Computing Grid Open Scalable High Fidelity Low Overhead Exascale System Monitoring mouse

Open Grid Computing

Lightweight Distributed Metric Service

 

 

 

The Lightweight Distributed Metric Service (LDMS) was conceived over 10 years ago with the goal to leverage the  capabilities of RDMA transports to deliver high-fidelity system monitoring data at statistically undetectable job runtime cost.
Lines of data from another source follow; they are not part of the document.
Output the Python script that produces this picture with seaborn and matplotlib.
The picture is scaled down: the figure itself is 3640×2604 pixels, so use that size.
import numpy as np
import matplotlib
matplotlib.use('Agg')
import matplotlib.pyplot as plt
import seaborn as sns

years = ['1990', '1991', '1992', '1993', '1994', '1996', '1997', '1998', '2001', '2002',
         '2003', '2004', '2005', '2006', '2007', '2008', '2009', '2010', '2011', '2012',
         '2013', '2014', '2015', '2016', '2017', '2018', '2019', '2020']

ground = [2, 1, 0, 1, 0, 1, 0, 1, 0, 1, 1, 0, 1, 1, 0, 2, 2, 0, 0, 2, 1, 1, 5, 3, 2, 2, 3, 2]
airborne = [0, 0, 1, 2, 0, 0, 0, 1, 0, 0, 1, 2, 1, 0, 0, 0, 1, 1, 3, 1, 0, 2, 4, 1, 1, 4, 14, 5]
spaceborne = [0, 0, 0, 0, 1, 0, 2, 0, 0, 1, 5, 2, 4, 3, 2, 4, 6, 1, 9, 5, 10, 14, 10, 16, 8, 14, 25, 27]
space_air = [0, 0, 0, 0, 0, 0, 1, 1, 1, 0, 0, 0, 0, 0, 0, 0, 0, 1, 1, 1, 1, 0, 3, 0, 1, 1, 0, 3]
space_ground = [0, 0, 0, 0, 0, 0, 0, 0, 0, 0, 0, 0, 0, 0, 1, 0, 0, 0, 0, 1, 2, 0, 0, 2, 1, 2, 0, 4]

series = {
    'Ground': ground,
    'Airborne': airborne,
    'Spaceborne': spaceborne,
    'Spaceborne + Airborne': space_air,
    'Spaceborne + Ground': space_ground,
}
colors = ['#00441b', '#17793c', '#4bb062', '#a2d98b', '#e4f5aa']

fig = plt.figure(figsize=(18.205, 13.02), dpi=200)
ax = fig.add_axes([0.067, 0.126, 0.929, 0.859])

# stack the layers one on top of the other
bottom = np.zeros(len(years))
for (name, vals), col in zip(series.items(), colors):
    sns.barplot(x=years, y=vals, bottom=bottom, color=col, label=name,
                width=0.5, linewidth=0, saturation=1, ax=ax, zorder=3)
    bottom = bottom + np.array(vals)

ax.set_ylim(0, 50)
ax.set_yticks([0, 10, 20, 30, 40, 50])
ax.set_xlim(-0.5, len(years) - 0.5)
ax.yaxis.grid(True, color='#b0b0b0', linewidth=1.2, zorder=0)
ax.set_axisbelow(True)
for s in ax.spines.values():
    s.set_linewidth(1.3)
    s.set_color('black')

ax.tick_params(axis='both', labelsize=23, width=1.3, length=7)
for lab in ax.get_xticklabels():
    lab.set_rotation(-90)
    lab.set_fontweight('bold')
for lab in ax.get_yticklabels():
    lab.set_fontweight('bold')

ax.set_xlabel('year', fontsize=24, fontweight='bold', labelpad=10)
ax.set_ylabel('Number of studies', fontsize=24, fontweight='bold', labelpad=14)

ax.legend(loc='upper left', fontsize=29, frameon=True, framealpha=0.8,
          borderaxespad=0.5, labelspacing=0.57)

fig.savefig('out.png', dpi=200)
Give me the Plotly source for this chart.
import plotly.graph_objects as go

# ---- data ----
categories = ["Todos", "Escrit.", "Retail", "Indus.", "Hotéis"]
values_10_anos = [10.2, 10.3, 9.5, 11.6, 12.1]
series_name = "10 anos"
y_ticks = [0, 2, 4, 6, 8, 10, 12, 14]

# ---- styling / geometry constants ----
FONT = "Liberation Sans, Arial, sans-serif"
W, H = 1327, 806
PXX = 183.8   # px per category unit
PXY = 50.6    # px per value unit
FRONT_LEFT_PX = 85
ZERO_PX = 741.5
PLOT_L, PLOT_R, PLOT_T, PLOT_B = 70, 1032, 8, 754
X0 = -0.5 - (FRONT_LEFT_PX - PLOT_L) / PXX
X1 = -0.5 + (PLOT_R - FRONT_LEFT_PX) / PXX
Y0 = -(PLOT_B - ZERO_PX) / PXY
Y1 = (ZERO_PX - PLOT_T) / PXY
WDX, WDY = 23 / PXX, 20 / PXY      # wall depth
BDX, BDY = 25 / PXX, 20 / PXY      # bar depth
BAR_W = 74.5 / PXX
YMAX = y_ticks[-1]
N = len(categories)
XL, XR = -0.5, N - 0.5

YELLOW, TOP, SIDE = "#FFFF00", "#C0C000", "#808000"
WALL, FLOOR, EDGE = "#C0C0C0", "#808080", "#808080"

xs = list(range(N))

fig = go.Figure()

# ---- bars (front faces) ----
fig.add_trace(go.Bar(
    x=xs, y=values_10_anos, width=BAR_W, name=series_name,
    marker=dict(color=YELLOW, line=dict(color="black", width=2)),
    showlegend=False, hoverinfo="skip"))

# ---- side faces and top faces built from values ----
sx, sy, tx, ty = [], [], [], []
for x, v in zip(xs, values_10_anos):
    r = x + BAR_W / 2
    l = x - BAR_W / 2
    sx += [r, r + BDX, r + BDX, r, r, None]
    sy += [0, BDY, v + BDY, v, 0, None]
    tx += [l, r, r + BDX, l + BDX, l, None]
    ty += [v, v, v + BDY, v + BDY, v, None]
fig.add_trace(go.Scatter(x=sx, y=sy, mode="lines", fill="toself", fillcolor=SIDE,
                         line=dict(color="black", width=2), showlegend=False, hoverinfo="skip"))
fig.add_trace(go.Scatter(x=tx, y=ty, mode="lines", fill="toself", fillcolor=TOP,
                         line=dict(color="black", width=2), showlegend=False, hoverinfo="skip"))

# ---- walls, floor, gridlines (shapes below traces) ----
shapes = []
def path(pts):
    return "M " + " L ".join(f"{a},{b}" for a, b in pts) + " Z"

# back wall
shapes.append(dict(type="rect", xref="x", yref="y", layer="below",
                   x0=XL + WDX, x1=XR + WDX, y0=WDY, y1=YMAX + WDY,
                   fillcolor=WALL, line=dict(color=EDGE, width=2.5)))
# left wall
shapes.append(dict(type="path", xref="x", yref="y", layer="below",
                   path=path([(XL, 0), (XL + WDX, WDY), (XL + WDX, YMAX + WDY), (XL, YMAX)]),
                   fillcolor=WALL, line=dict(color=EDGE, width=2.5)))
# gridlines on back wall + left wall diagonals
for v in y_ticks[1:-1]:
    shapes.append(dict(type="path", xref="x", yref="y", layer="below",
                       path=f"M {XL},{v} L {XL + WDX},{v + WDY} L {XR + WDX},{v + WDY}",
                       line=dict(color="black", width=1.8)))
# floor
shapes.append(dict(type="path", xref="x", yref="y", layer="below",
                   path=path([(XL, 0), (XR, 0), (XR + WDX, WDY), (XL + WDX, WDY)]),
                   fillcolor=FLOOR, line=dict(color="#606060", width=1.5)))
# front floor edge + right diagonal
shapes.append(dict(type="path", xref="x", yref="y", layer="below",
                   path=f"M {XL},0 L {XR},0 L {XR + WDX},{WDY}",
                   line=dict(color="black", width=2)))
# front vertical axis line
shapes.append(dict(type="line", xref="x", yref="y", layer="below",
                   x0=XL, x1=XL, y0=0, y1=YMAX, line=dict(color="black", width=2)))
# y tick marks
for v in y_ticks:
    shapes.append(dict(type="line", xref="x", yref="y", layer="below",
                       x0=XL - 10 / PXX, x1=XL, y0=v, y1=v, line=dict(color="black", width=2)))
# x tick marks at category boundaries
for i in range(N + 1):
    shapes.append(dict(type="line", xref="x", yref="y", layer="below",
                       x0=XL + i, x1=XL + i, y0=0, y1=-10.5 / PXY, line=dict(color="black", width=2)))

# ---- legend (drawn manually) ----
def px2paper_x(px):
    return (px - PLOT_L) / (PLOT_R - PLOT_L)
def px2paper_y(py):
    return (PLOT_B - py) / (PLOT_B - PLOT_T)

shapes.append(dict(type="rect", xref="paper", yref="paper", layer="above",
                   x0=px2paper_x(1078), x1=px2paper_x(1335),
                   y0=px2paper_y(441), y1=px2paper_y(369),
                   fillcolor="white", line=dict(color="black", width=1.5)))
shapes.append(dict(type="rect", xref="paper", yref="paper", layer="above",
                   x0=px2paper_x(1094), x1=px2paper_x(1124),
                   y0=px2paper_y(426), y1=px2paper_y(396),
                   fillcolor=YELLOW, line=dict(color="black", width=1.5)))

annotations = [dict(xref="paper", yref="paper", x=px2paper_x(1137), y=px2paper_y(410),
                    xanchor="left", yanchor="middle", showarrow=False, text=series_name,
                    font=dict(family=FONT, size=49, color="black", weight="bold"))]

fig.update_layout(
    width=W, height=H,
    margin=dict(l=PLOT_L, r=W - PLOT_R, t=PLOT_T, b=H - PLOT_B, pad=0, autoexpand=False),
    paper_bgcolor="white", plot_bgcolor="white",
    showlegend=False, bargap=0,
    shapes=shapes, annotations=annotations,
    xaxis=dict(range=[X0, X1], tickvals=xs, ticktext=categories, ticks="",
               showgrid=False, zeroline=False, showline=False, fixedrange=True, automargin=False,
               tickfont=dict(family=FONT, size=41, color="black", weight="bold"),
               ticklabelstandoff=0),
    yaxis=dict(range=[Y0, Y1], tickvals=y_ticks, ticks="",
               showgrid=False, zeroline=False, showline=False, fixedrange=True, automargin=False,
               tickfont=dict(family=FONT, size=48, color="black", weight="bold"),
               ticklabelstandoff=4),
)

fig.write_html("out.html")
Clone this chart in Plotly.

Over time the functionality of the system has expanded to include high resiliency configuration management (Maestro), distributed time series data storage (Axis), sophisticated analysis (Focus),  and visualization (Prism), and automated remediation (Pivot).

Maestro

CONFIGURATION MANAGEMENT AND LOAD BALANCING

Maestro manages groups of LDMSD daemons (Nexus) in a distributed hierarchy. Each level of the hierarchy is supported by one or more LDMS daemons. The configuration for each Nexus daemon is dynamically managed by Maestro from a single global configuration.

Nexus

DATA  COLLECTION

An LDMSD Daemon (Nexus) is responsible for gathering monitoring data from a cluster resource. These resources may be hardware,  storage and network assets, or they may be other Nexus daemons.

Axis

FLEXIBLE DATA STORAGE

Axis implements a configurable distributed storage infrastructure that allows for the optimization of storage assets with different performance, capacity and cost characteristics to handle workloads that vary from high volume insertion to sophisticated queries. 

Focus

Focus leverages SciPy and DataFrames to allow for the efficient development and implementation of sophisticated data analysis on a high performance infrastructure. These analysis  can be performed on time series data obtained from Axis, InfluxDB, TSDB, SQL and CSV sources.

Prism

Prism is implemented on the popular Grafana visualization toolset with storage and analysis plugins to support a variety of visualizations from a variety of data sources. Prism includes a pluggable infrastructure that allows customers to implement and utilize custom analysis modules.

Pivot

AUTOMATION

Pivot allows system administrators to configure and execute remedial actions for problems detected by analysis implemented in the Focus infrastructure.